Tiket bis berwarna kuning lusuh telah saya pegang. Di Terminal Pal 6 Banjarmasin inilah perjalanan panjang menuju Kepulauan Derawan di Kaltim dimulai. Sebuah kepulauan yang disinyalir sebagai tempat kedua terkaya di dunia dalam hal keberagaman biota laut setelah Raja Ampat. Daya tarik lain Derawan adalah Danau Kakaban, danau purba berumur jutaan tahun yang didalam nya terperangkap jutaan ekor ubur-ubur tak menyengat. Danau jenis ini hanya ada dua lokasi di seluruh dunia, yakni Derawan dan Republik Palau.
Bis yang saya tumpangi lumayan panas.
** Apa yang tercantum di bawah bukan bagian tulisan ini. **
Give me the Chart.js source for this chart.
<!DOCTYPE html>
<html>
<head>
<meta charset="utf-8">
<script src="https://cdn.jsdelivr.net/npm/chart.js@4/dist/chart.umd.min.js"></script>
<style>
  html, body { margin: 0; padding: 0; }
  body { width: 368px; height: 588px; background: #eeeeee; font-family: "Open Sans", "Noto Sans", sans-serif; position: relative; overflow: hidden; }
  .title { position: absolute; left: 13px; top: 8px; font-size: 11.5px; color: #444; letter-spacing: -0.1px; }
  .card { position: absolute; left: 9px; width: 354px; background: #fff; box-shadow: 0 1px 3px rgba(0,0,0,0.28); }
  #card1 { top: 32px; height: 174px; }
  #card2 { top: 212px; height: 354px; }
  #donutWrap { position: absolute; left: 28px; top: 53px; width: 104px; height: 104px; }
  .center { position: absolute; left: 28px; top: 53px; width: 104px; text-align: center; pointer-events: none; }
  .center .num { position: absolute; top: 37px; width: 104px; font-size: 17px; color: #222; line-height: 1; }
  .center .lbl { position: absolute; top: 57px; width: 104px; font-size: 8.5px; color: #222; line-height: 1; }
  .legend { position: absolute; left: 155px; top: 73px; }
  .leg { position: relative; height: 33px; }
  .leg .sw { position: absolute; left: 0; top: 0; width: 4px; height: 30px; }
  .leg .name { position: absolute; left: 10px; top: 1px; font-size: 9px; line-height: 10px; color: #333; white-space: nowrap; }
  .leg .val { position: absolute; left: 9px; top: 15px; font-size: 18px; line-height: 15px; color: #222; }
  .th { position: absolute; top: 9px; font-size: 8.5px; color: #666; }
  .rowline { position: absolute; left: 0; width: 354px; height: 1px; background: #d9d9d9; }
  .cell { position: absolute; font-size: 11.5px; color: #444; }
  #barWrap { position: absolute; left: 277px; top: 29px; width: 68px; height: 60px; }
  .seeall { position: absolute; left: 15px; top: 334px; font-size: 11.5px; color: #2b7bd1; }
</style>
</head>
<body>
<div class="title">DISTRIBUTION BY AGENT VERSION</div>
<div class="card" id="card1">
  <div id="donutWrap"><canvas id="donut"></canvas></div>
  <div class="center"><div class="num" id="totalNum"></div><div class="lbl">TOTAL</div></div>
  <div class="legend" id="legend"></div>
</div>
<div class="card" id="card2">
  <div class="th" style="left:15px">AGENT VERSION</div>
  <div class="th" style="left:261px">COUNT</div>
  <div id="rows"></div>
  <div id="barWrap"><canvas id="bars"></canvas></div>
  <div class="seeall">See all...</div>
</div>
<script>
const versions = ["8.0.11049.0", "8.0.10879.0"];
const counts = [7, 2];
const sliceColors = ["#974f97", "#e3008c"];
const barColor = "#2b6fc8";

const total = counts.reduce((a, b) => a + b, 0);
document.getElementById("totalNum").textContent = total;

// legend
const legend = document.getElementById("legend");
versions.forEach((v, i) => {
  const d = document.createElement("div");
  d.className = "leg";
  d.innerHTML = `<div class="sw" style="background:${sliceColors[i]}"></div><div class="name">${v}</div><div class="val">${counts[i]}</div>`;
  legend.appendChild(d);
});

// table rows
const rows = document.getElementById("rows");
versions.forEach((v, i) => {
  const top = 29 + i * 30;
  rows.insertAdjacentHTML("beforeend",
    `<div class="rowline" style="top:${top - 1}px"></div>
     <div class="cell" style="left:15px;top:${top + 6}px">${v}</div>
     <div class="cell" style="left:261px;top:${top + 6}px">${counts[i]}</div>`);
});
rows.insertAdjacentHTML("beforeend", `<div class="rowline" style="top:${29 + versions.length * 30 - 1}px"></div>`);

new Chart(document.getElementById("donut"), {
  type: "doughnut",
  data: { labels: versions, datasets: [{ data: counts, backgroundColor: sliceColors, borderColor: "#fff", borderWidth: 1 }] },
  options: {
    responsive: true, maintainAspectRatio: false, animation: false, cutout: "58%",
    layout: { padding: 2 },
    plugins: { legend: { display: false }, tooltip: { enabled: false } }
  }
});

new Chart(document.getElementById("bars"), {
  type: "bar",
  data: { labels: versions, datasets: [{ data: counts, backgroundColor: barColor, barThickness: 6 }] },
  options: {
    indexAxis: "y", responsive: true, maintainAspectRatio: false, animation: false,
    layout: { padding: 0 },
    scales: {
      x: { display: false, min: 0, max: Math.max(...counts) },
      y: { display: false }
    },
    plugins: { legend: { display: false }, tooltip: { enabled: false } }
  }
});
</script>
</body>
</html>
Karena bis yang saya pilih adalah bis non AC. Perjalanan darat selama sekitar 15 jam menuju Balikpapan di dominasi pada malam hari. Maka saya dapat membayangkan betapa dinginnya perjalanan itu jika bis bongsor yang saya tumpangi menggunakan AC.
Secara perlahan bis berwarna coklat ini meninggalkan Banjarmasin. Langit di luar jendela bis terlihat sangat cerah. Riuh rendah suara kendaraan bermotor bercampur dengan suara obrolan penumpang lain di dalam bis adalah hal lumrah di dalam angkutan massal seperti ini. Tak ada yang bisa saya ajak bicara selama 1 jam pertama perjalanan ini, karena bangku di samping saya masih kosong. Novel Negeri 5 Menara yang selalu tertunda saya baca akhir nya menjadi pilihan terakhir untuk mengisi waktu. Saya segera terbawa ke dalam kisah novel yang isi nya sangat inspiratif. Yakni kisah perjalanan sekelompok anak pesantren yang juga bisa meraih mimpi.
Bis merapat ke tepi jalan persis di seberang Masjid Agung Al Karomah Martapura. Saya masih berada di Kalsel. Beberapa penumpang nampak tergesa-gesa menaiki bis. Salah satu nya adalah Aiman, seorang pria muda asal Martapura yang mau menuju Batu Kajang, salah satu kecamatan di sekitar perbatasan Kalsel dan Kaltim. Kami pun sesekali mengobrol.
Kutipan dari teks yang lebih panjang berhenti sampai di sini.